▶ [THE PROBLEM]: Copy the lines of the data below exactly, starting at the first and stopping after the line that contains "return (B - (p - OFF)) / (B - T)"; include no pictures.

▶ [DATA]:
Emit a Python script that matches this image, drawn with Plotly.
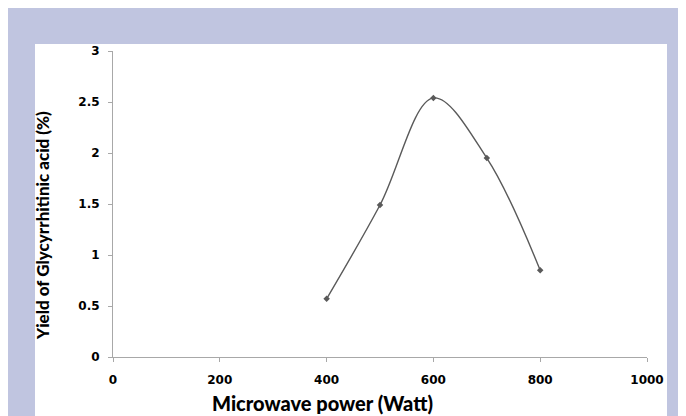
import plotly.graph_objects as go

power = [400, 500, 600, 700, 800]
yield_pct = [0.57, 1.49, 2.54, 1.95, 0.85]
x_ticks = [0, 200, 400, 600, 800, 1000]
y_ticks = [0, 0.5, 1, 1.5, 2, 2.5, 3]
y_tick_text = ["0", "0.5", "1", "1.5", "2", "2.5", "3"]

# the page has an 8px body margin; figure is placed at (8, 8)
OFF = 8
W, H = 686 - OFF, 416 - OFF
L, R, T, B = 113 - OFF, 647 - OFF, 51 - OFF, 357 - OFF

def px_x(p):
    return (p - OFF - L) / (R - L)

def px_y(p):
    return (B - (p - OFF)) / (B - T)

fig = go.Figure()
fig.add_trace(go.Scatter(
    x=power, y=yield_pct, mode="lines+markers",
    line=dict(color="#5a5a5a", width=1.4, shape="spline", smoothing=1.0),
    marker=dict(symbol="diamond", size=5, color="#5a5a5a"),
    showlegend=False,
))

lav = "#C0C5E0"
shapes = [
    dict(type="rect", xref="paper", yref="paper", layer="below",
         x0=px_x(35), x1=px_x(667), y0=px_y(420), y1=px_y(44),
         fillcolor="white", line=dict(width=0)),
]

tick_fam = "DejaVu Sans, sans-serif"
title_fam = "Lato, Open Sans, sans-serif"
axis_common = dict(showgrid=False, zeroline=False, showline=True,
                   linecolor="#A8A8A8", linewidth=1, ticks="outside",
                   ticklen=4, tickcolor="#A8A8A8")
fig.update_layout(
    width=W, height=H,
    margin=dict(l=L, r=W - R, t=T, b=H - B),
    paper_bgcolor=lav, plot_bgcolor="rgba(0,0,0,0)",
    shapes=shapes,
    xaxis=dict(range=[0, 1000], tickvals=x_ticks, ticklabelstandoff=8,
               tickfont=dict(family=tick_fam, size=12, color="black", weight="bold"),
               **axis_common),
    yaxis=dict(range=[0, 3], tickvals=y_ticks, ticktext=y_tick_text, ticklabelstandoff=6,
               tickfont=dict(family=tick_fam, size=12, color="black", weight="bold"),
               **axis_common),
    annotations=[
        dict(text="Microwave power (Watt)", xref="paper", yref="paper",
             x=px_x(322), y=px_y(403), xanchor="center", yanchor="middle",
             showarrow=False, font=dict(family=title_fam, size=20, color="black", weight=900)),
        dict(text="Yield of Glycyrrhitinic acid (%)", xref="paper", yref="paper",
             x=px_x(42), y=px_y(226), xanchor="center", yanchor="middle",
             textangle=-90, showarrow=False,
             font=dict(family=title_fam, size=17, color="black", weight=900)),
    ],
)

fig.write_html("out.html")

▶ [WORKED SOLUTION]:
Emit a Python script that matches this image, drawn with Plotly.
import plotly.graph_objects as go

power = [400, 500, 600, 700, 800]
yield_pct = [0.57, 1.49, 2.54, 1.95, 0.85]
x_ticks = [0, 200, 400, 600, 800, 1000]
y_ticks = [0, 0.5, 1, 1.5, 2, 2.5, 3]
y_tick_text = ["0", "0.5", "1", "1.5", "2", "2.5", "3"]

# the page has an 8px body margin; figure is placed at (8, 8)
OFF = 8
W, H = 686 - OFF, 416 - OFF
L, R, T, B = 113 - OFF, 647 - OFF, 51 - OFF, 357 - OFF

def px_x(p):
    return (p - OFF - L) / (R - L)

def px_y(p):
    return (B - (p - OFF)) / (B - T)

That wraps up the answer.